In this problem, a quadratic expression is divided by a quartic expression. The indefinite integral of the rational expression has to evaluate with respect to $x$.
$\displaystyle \int{\dfrac{x^2-1}{x^4+1}}\,dx$
In numerator, the number $1$ is subtracted from the square of a variable $x$ and it is added to the $x$ raised to the power $4$ in the denominator. Let’s learn how to find the indefinite integration of the quotient of $x^2-1$ by $x^4+1$ with respect to $x$ in this indefinite integration problem.
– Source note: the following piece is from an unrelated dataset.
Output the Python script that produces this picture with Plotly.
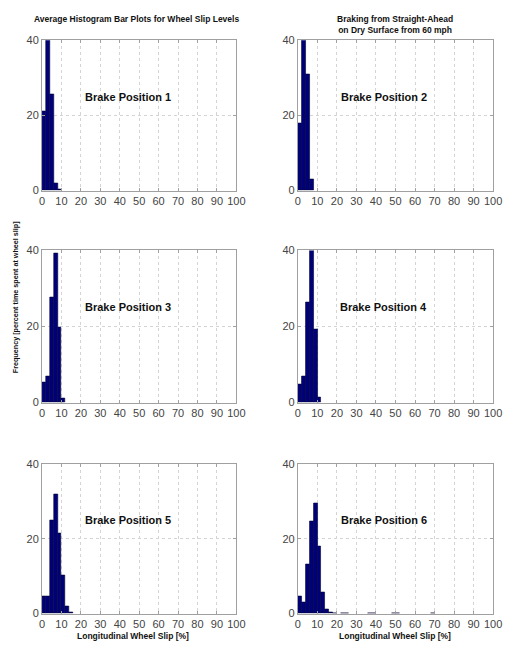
import plotly.graph_objects as go

# Histogram bins: 2 % wide, values are percent of braking time per bin
bin_width = 2
centers_p1 = [1, 3, 5, 7, 9]
freq_p1 = [21.0, 51.0, 25.5, 2.0, 0.3]

centers_p2 = [1, 3, 5, 7]
freq_p2 = [18.0, 48.0, 31.0, 3.0]

centers_p3 = [1, 3, 5, 7, 9, 11]
freq_p3 = [5.3, 7.0, 27.7, 39.3, 19.7, 1.2]

centers_p4 = [1, 3, 5, 7, 9, 11]
freq_p4 = [4.8, 6.8, 26.2, 41.5, 19.3, 1.4]

centers_p5 = [1, 3, 5, 7, 9, 11, 13, 15]
freq_p5 = [4.5, 4.5, 25.0, 32.0, 21.5, 10.2, 1.8, 0.3]

centers_p6 = [1, 3, 5, 7, 9, 11, 13, 15, 17, 19, 23, 25, 37, 39, 49, 51, 69]
freq_p6 = [4.5, 3.0, 13.2, 24.7, 29.5, 18.0, 5.8, 1.2, 0.3, 0.15, 0.1, 0.1,
           0.1, 0.1, 0.1, 0.1, 0.1]

panel_labels = ["Brake Position 1", "Brake Position 2", "Brake Position 3",
                "Brake Position 4", "Brake Position 5", "Brake Position 6"]
x_ticks = list(range(0, 101, 10))
y_ticks = [0, 20, 40]

title_left = "Average Histogram Bar Plots for Wheel Slip Levels"
title_right = "Braking from Straight-Ahead<br>on Dry Surface from 60 mph"
y_title = "Frequency [percent time spent at wheel slip]"
x_title = "Longitudinal Wheel Slip [%]"

W, H = 507, 649
FONT = "Liberation Sans, Arial, sans-serif"
BAR = "#00007a"

# pixel boxes of the six axes (left, right, top, bottom)
cols = [(40, 239), (302, 502)]
rows = [(35, 188), (249, 404), (467, 619)]

series = [(centers_p1, freq_p1), (centers_p2, freq_p2), (centers_p3, freq_p3),
          (centers_p4, freq_p4), (centers_p5, freq_p5), (centers_p6, freq_p6)]

fig = go.Figure()
annotations = []
for i, (cx, fy) in enumerate(series):
    r, c = divmod(i, 2)
    n = "" if i == 0 else str(i + 1)
    xa, ya = "x" + n, "y" + n
    fig.add_trace(go.Bar(
        x=cx, y=fy, width=[bin_width] * len(cx), xaxis=xa, yaxis=ya,
        marker=dict(color=BAR, line=dict(color="#000033", width=0.6)),
        showlegend=False, hoverinfo="x+y"))
    l, rt = cols[c]
    t, b = rows[r]
    common = dict(showline=True, linecolor="#a0a0a0", linewidth=1, mirror="ticks",
                  ticks="inside", ticklen=3, tickcolor="#a0a0a0",
                  showgrid=True, gridcolor="#d4d4d4", griddash="dot", gridwidth=1,
                  zeroline=False, tickfont=dict(family=FONT, size=11, color="#444"))
    fig.layout["xaxis" + n] = dict(
        domain=[l / W, rt / W], anchor=ya, range=[0, 100],
        tickvals=x_ticks, **common)
    fig.layout["yaxis" + n] = dict(
        domain=[1 - b / H, 1 - t / H], anchor=xa, range=[0, 40],
        tickvals=y_ticks, **common)
    annotations.append(dict(
        x=44, y=25, xref=xa, yref=ya, text="<b>" + panel_labels[i] + "</b>",
        xanchor="center", yanchor="middle",
        showarrow=False, font=dict(family=FONT, size=11, color="#111")))

def paper_text(px, py, text, size, angle=0):
    return dict(x=px / W, y=1 - py / H, xref="paper", yref="paper",
                xanchor="center", yanchor="middle", textangle=angle,
                text="<b>" + text + "</b>", showarrow=False,
                font=dict(family=FONT, size=size, color="#111"))

annotations += [
    paper_text(137, 13, title_left, 8.5),
    paper_text(402, 19, title_right, 8.5),
    paper_text(13, 297, y_title, 7.2, angle=-90),
    paper_text(133, 642, x_title, 8.5),
    paper_text(402, 642, x_title, 8.5),
]

fig.update_layout(
    width=W, height=H, margin=dict(l=0, r=0, t=0, b=0),
    paper_bgcolor="white", plot_bgcolor="white",
    bargap=0, annotations=annotations,
)

fig.write_html("out.html")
There is square term in the expression of the numerator and there is a quartic expression in the denominator. So, the quartic term can be written as a product of two square factors. This idea helps us to cancel the square factors from both expressions. Hence, split the quartic term as a product of two square factors by using the product rule of exponents.
$=\,\,\,$ $\displaystyle \int{\dfrac{x^2 \times 1-1}{x^{2+2}+1}}\,dx$
$=\,\,\,$ $\displaystyle \int{\dfrac{x^2 \times 1-1}{x^2 \times x^2+1}}\,dx$
For cancelling the square factors of both expressions, write the constant term in both expressions as a quotient of same square terms. This trick clears the route for cancelling the square factors.
$=\,\,\,$ $\displaystyle \int{\dfrac{x^2 \times 1-\dfrac{x^2}{x^2}}{x^2 \times x^2+\dfrac{x^2}{x^2}}}\,dx$
$=\,\,\,$ $\displaystyle \int{\dfrac{x^2 \times 1-\dfrac{1 \times x^2}{x^2}}{x^2 \times x^2+\dfrac{1}{x^2}}}\,dx$
Now, each term in both expressions consist of a square factor. So, the factor in square form can be taken out common from each expression.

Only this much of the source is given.